** Begin **
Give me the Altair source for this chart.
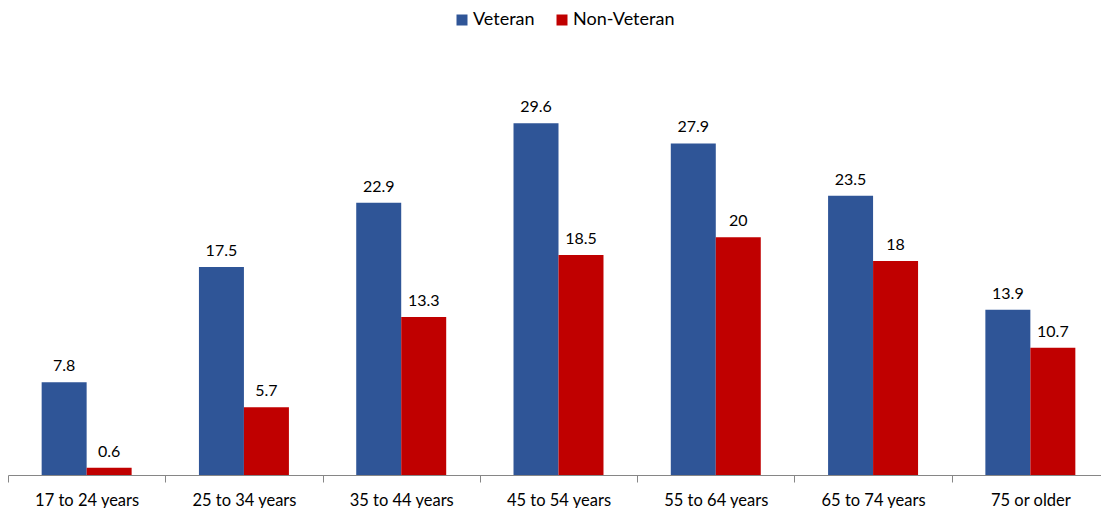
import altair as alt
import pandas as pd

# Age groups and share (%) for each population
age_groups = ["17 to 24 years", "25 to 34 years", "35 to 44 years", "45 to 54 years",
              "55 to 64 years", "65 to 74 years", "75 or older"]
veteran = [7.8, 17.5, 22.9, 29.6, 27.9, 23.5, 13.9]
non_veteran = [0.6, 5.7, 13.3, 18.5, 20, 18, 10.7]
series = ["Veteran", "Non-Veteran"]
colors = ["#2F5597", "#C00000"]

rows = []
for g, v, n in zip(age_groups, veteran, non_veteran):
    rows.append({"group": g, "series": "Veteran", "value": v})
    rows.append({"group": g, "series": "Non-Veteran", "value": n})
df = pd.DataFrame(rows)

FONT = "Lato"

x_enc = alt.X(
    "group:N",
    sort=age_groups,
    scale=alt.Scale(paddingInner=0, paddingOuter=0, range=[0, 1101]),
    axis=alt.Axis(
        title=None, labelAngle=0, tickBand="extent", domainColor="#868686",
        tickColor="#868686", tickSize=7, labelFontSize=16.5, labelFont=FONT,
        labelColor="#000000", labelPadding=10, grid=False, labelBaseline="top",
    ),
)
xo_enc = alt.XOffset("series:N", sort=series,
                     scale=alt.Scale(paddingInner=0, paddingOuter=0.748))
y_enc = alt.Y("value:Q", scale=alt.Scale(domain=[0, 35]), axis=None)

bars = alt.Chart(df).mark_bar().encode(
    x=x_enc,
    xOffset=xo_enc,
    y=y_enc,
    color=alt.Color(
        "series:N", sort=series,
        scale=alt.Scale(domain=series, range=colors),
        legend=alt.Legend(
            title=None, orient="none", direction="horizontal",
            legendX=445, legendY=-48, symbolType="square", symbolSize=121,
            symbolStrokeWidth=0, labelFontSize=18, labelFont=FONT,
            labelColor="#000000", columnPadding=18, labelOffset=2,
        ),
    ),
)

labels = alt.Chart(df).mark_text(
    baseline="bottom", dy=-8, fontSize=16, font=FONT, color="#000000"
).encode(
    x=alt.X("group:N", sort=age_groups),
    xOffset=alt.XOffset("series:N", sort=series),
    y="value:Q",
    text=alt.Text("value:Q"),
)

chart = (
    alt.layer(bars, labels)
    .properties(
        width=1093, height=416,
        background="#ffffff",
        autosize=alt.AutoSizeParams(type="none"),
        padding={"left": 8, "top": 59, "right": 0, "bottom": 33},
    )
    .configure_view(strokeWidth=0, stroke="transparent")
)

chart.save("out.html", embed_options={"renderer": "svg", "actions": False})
** End **
Required work: Skipping the pictures, transcribe each line above exactly as it appears.

In response:
Give me the Altair source for this chart.
import altair as alt
import pandas as pd

# Age groups and share (%) for each population
age_groups = ["17 to 24 years", "25 to 34 years", "35 to 44 years", "45 to 54 years",
              "55 to 64 years", "65 to 74 years", "75 or older"]
veteran = [7.8, 17.5, 22.9, 29.6, 27.9, 23.5, 13.9]
non_veteran = [0.6, 5.7, 13.3, 18.5, 20, 18, 10.7]
series = ["Veteran", "Non-Veteran"]
colors = ["#2F5597", "#C00000"]

rows = []
for g, v, n in zip(age_groups, veteran, non_veteran):
    rows.append({"group": g, "series": "Veteran", "value": v})
    rows.append({"group": g, "series": "Non-Veteran", "value": n})
df = pd.DataFrame(rows)

FONT = "Lato"

x_enc = alt.X(
    "group:N",
    sort=age_groups,
    scale=alt.Scale(paddingInner=0, paddingOuter=0, range=[0, 1101]),
    axis=alt.Axis(
        title=None, labelAngle=0, tickBand="extent", domainColor="#868686",
        tickColor="#868686", tickSize=7, labelFontSize=16.5, labelFont=FONT,
        labelColor="#000000", labelPadding=10, grid=False, labelBaseline="top",
    ),
)
xo_enc = alt.XOffset("series:N", sort=series,
                     scale=alt.Scale(paddingInner=0, paddingOuter=0.748))
y_enc = alt.Y("value:Q", scale=alt.Scale(domain=[0, 35]), axis=None)

bars = alt.Chart(df).mark_bar().encode(
    x=x_enc,
    xOffset=xo_enc,
    y=y_enc,
    color=alt.Color(
        "series:N", sort=series,
        scale=alt.Scale(domain=series, range=colors),
        legend=alt.Legend(
            title=None, orient="none", direction="horizontal",
            legendX=445, legendY=-48, symbolType="square", symbolSize=121,
            symbolStrokeWidth=0, labelFontSize=18, labelFont=FONT,
            labelColor="#000000", columnPadding=18, labelOffset=2,
        ),
    ),
)

labels = alt.Chart(df).mark_text(
    baseline="bottom", dy=-8, fontSize=16, font=FONT, color="#000000"
).encode(
    x=alt.X("group:N", sort=age_groups),
    xOffset=alt.XOffset("series:N", sort=series),
    y="value:Q",
    text=alt.Text("value:Q"),
)

chart = (
    alt.layer(bars, labels)
    .properties(
        width=1093, height=416,
        background="#ffffff",
        autosize=alt.AutoSizeParams(type="none"),
        padding={"left": 8, "top": 59, "right": 0, "bottom": 33},
    )
    .configure_view(strokeWidth=0, stroke="transparent")
)

chart.save("out.html", embed_options={"renderer": "svg", "actions": False})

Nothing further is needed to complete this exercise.